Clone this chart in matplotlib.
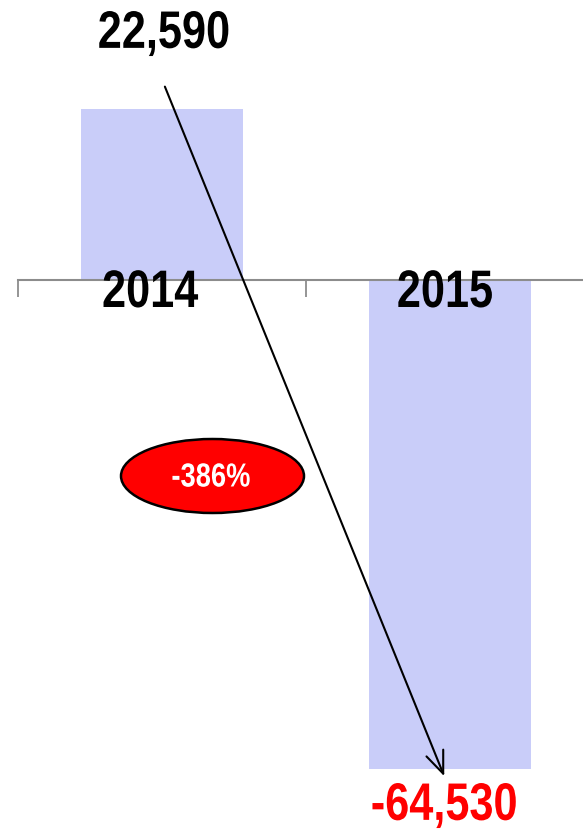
import matplotlib
matplotlib.use("Agg")
import matplotlib.pyplot as plt
from matplotlib.patches import Ellipse
from matplotlib.patheffects import AbstractPathEffect
from matplotlib.transforms import Affine2D

years = ["2014", "2015"]
values = [22590, -64530]
value_labels = ["22,590", "-64,530"]
label_colors = ["black", "#FF0000"]
change_label = "-386%"

FONT = ["Liberation Sans", "DejaVu Sans"]
BAR_COLOR = "#C9CDF9"
AXIS_GRAY = "#8C8C8C"


class Narrow(AbstractPathEffect):
    """Draw text horizontally condensed about its own centre (Arial Narrow look)."""

    def __init__(self, sx=0.82):
        super().__init__()
        self.sx = sx

    def draw_path(self, renderer, gc, tpath, affine, rgbFace=None):
        ext = tpath.get_extents(affine)
        cx = (ext.x0 + ext.x1) / 2
        aff = affine + Affine2D().translate(-cx, 0).scale(self.sx, 1).translate(cx, 0)
        renderer.draw_path(gc, tpath, aff, rgbFace)


NARROW = [Narrow(0.82)]

W, H, DPI = 583, 831, 100
fig = plt.figure(figsize=(W / DPI, H / DPI), dpi=DPI)
fig.patch.set_facecolor("white")

ax = fig.add_axes([18 / W, 0, 576 / W, 1])
ax.set_facecolor("none")
x = list(range(len(years)))
ax.bar(x, values, width=0.56, color=BAR_COLOR, zorder=1)

units_per_px = 132.0
zero_px_from_top = 280
ax.set_ylim(-(H - zero_px_from_top) * units_per_px, zero_px_from_top * units_per_px)
ax.set_xlim(-0.5, 1.5)

for s in ["top", "right", "left"]:
    ax.spines[s].set_visible(False)
ax.spines["bottom"].set_position(("data", 0))
ax.spines["bottom"].set_color(AXIS_GRAY)
ax.spines["bottom"].set_linewidth(1.5)
ax.spines["bottom"].set_zorder(2)
ax.set_yticks([])
ax.set_xticks([-0.5, 0.5, 1.5])
ax.set_xticklabels([])
ax.tick_params(axis="x", direction="out", length=12, width=1.3, color=AXIS_GRAY)

txt = dict(fontweight="bold", family=FONT, path_effects=NARROW)

for xi, yr in zip(x, years):
    ax.annotate(yr, xy=(xi, 0), xytext=(-12 if xi == 0 else -5, -13),
                textcoords="offset pixels", ha="center", va="center",
                fontsize=38, color="black", zorder=4, **txt)

ax.annotate(value_labels[0], xy=(x[0], values[0]), xytext=(2, 75),
            textcoords="offset pixels", ha="center", va="center",
            fontsize=38, color=label_colors[0], **txt)
ax.annotate(value_labels[1], xy=(x[1], values[1]), xytext=(-6, -37),
            textcoords="offset pixels", ha="center", va="center",
            fontsize=38, color=label_colors[1], **txt)

ax.annotate("", xy=(x[1] - 0.02, values[1] * 1.015), xytext=(x[0] + 0.01, values[0] * 1.13),
            arrowprops=dict(arrowstyle="->,head_length=1.6,head_width=0.65",
                            color="black", lw=1.5, shrinkA=0, shrinkB=0),
            zorder=5)

ell = Ellipse((212.5 / W, 1 - 476 / H), 183 / W, 74 / H, transform=fig.transFigure,
              facecolor="#FF0000", edgecolor="black", linewidth=1.8, zorder=6)
fig.add_artist(ell)
fig.text(211 / W, 1 - 478 / H, change_label, ha="center", va="center",
         fontsize=24, color="white", zorder=7, **txt)

fig.savefig("out.png", dpi=DPI)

** Given problem **
Make an exact copy of the lines from the top of the material through the line with "from matplotlib.transforms import Affine2D", pictures excluded.

** Correct response **
Clone this chart in matplotlib.
import matplotlib
matplotlib.use("Agg")
import matplotlib.pyplot as plt
from matplotlib.patches import Ellipse
from matplotlib.patheffects import AbstractPathEffect
from matplotlib.transforms import Affine2D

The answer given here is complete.